-- begin --

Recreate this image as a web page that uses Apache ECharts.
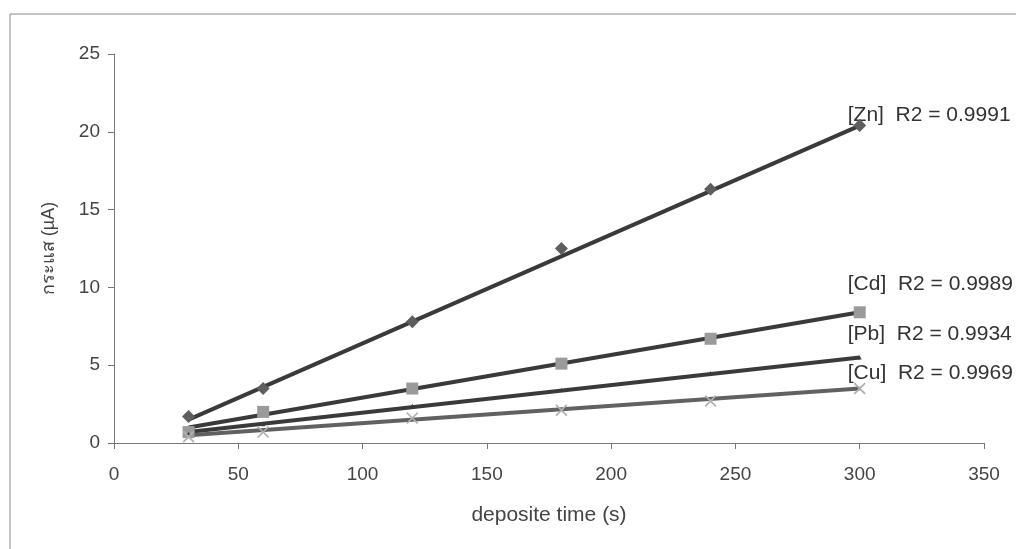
<!DOCTYPE html>
<html>
<head>
<meta charset="utf-8">
<script src="https://cdn.jsdelivr.net/npm/echarts@6/dist/echarts.min.js"></script>
<style>
  html, body { margin: 0; padding: 0; background: #fff; }
  #chart { width: 1016px; height: 549px; }
</style>
</head>
<body>
<div id="chart"></div>
<script>
// deposit time (s)
var times = [30, 60, 120, 180, 240, 300];
// measured current (µA)
var znData = [1.7, 3.5, 7.8, 12.5, 16.3, 20.4];
var cdData = [0.7, 2.0, 3.5, 5.1, 6.7, 8.4];
var pbData = [0.6, 1.2, 2.4, 3.4, 4.5, 5.5];
var cuData = [0.4, 0.7, 1.6, 2.1, 2.7, 3.5];
// trendline end values, at 30 s and 300 s
var trendX = [30, 300];
var znTrend = [1.5, 20.4];
var cdTrend = [1.0, 8.4];
var pbTrend = [0.7, 5.5];
var cuTrend = [0.5, 3.5];
var labels = ["[Zn]  R2 = 0.9991", "[Cd]  R2 = 0.9989", "[Pb]  R2 = 0.9934", "[Cu]  R2 = 0.9969"];

var font = "Liberation Sans, Arial, DejaVu Sans, Noto Sans, sans-serif";
var crossPath = "path://M2,0L10,8L18,0L20,2L12,10L20,18L18,20L10,12L2,20L0,18L8,10L0,2Z";

function pairs(xs, ys) {
  return xs.map(function (x, i) { return [x, ys[i]]; });
}

function trend(name, ys, label, color, dy) {
  return {
    name: name + " trend",
    type: "line",
    data: pairs(trendX, ys),
    symbol: "none",
    z: 3,
    lineStyle: { color: color, width: 4 },
    endLabel: {
      show: true,
      formatter: label,
      color: "#333",
      fontSize: 21,
      fontFamily: font,
      offset: [-20, dy],
    },
  };
}

function points(name, ys, symbol, size, color) {
  return {
    name: name,
    type: "scatter",
    data: pairs(times, ys),
    symbol: symbol,
    symbolSize: size,
    z: 4,
    itemStyle: { color: color, opacity: 1 },
  };
}

var chart = echarts.init(document.getElementById("chart"));
chart.setOption({
  backgroundColor: "#fff",
  animation: false,
  graphic: [
    {
      type: "rect",
      shape: { x: 10, y: 14, width: 1100, height: 700 },
      style: { fill: "none", stroke: "#888", lineWidth: 1 },
      silent: true,
    },
  ],
  grid: { left: 114, right: 32, top: 54, bottom: 106 },
  xAxis: {
    type: "value",
    min: 0,
    max: 350,
    interval: 50,
    name: "deposite time (s)",
    nameLocation: "middle",
    nameGap: 62,
    nameTextStyle: { color: "#444", fontSize: 21, fontFamily: font },
    axisLine: { lineStyle: { color: "#777", width: 1 } },
    axisTick: { show: true, length: 6, lineStyle: { color: "#777" } },
    axisLabel: { color: "#444", fontSize: 19, fontFamily: font, margin: 22 },
    splitLine: { show: false },
  },
  yAxis: {
    type: "value",
    min: 0,
    max: 25,
    interval: 5,
    name: "กระแส (µA)",
    nameLocation: "middle",
    nameGap: 56,
    nameRotate: 90,
    nameTextStyle: { color: "#444", fontSize: 18, fontFamily: font },
    axisLine: { show: true, lineStyle: { color: "#777", width: 1 } },
    axisTick: { show: true, length: 6, lineStyle: { color: "#777" } },
    axisLabel: { color: "#444", fontSize: 19, fontFamily: font, margin: 14 },
    splitLine: { show: false },
  },
  series: [
    trend("Zn", znTrend, labels[0], "#3a3a3a", -10),
    trend("Cd", cdTrend, labels[1], "#3a3a3a", -28),
    trend("Pb", pbTrend, labels[2], "#3a3a3a", -23),
    trend("Cu", cuTrend, labels[3], "#616161", -15),
    points("Zn", znData, "diamond", 13, "#5e5e5e"),
    points("Cd", cdData, "rect", 12, "#9a9a9a"),
    points("Pb", pbData, "triangle", 4, "#3a3a3a"),
    points("Cu", cuData, crossPath, 12, "#b0b0b0"),
  ],
});
</script>
</body>
</html>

-- end --

**Direction**
Except for the pictures, print the data above exactly.

**Answer to the problem**
Recreate this image as a web page that uses Apache ECharts.
<!DOCTYPE html>
<html>
<head>
<meta charset="utf-8">
<script src="https://cdn.jsdelivr.net/npm/echarts@6/dist/echarts.min.js"></script>
<style>
  html, body { margin: 0; padding: 0; background: #fff; }
  #chart { width: 1016px; height: 549px; }
</style>
</head>
<body>
<div id="chart"></div>
<script>
// deposit time (s)
var times = [30, 60, 120, 180, 240, 300];
// measured current (µA)
var znData = [1.7, 3.5, 7.8, 12.5, 16.3, 20.4];
var cdData = [0.7, 2.0, 3.5, 5.1, 6.7, 8.4];
var pbData = [0.6, 1.2, 2.4, 3.4, 4.5, 5.5];
var cuData = [0.4, 0.7, 1.6, 2.1, 2.7, 3.5];
// trendline end values, at 30 s and 300 s
var trendX = [30, 300];
var znTrend = [1.5, 20.4];
var cdTrend = [1.0, 8.4];
var pbTrend = [0.7, 5.5];
var cuTrend = [0.5, 3.5];
var labels = ["[Zn]  R2 = 0.9991", "[Cd]  R2 = 0.9989", "[Pb]  R2 = 0.9934", "[Cu]  R2 = 0.9969"];

var font = "Liberation Sans, Arial, DejaVu Sans, Noto Sans, sans-serif";
var crossPath = "path://M2,0L10,8L18,0L20,2L12,10L20,18L18,20L10,12L2,20L0,18L8,10L0,2Z";

function pairs(xs, ys) {
  return xs.map(function (x, i) { return [x, ys[i]]; });
}

function trend(name, ys, label, color, dy) {
  return {
    name: name + " trend",
    type: "line",
    data: pairs(trendX, ys),
    symbol: "none",
    z: 3,
    lineStyle: { color: color, width: 4 },
    endLabel: {
      show: true,
      formatter: label,
      color: "#333",
      fontSize: 21,
      fontFamily: font,
      offset: [-20, dy],
    },
  };
}

function points(name, ys, symbol, size, color) {
  return {
    name: name,
    type: "scatter",
    data: pairs(times, ys),
    symbol: symbol,
    symbolSize: size,
    z: 4,
    itemStyle: { color: color, opacity: 1 },
  };
}

var chart = echarts.init(document.getElementById("chart"));
chart.setOption({
  backgroundColor: "#fff",
  animation: false,
  graphic: [
    {
      type: "rect",
      shape: { x: 10, y: 14, width: 1100, height: 700 },
      style: { fill: "none", stroke: "#888", lineWidth: 1 },
      silent: true,
    },
  ],
  grid: { left: 114, right: 32, top: 54, bottom: 106 },
  xAxis: {
    type: "value",
    min: 0,
    max: 350,
    interval: 50,
    name: "deposite time (s)",
    nameLocation: "middle",
    nameGap: 62,
    nameTextStyle: { color: "#444", fontSize: 21, fontFamily: font },
    axisLine: { lineStyle: { color: "#777", width: 1 } },
    axisTick: { show: true, length: 6, lineStyle: { color: "#777" } },
    axisLabel: { color: "#444", fontSize: 19, fontFamily: font, margin: 22 },
    splitLine: { show: false },
  },
  yAxis: {
    type: "value",
    min: 0,
    max: 25,
    interval: 5,
    name: "กระแส (µA)",
    nameLocation: "middle",
    nameGap: 56,
    nameRotate: 90,
    nameTextStyle: { color: "#444", fontSize: 18, fontFamily: font },
    axisLine: { show: true, lineStyle: { color: "#777", width: 1 } },
    axisTick: { show: true, length: 6, lineStyle: { color: "#777" } },
    axisLabel: { color: "#444", fontSize: 19, fontFamily: font, margin: 14 },
    splitLine: { show: false },
  },
  series: [
    trend("Zn", znTrend, labels[0], "#3a3a3a", -10),
    trend("Cd", cdTrend, labels[1], "#3a3a3a", -28),
    trend("Pb", pbTrend, labels[2], "#3a3a3a", -23),
    trend("Cu", cuTrend, labels[3], "#616161", -15),
    points("Zn", znData, "diamond", 13, "#5e5e5e"),
    points("Cd", cdData, "rect", 12, "#9a9a9a"),
    points("Pb", pbData, "triangle", 4, "#3a3a3a"),
    points("Cu", cuData, crossPath, 12, "#b0b0b0"),
  ],
});
</script>
</body>
</html>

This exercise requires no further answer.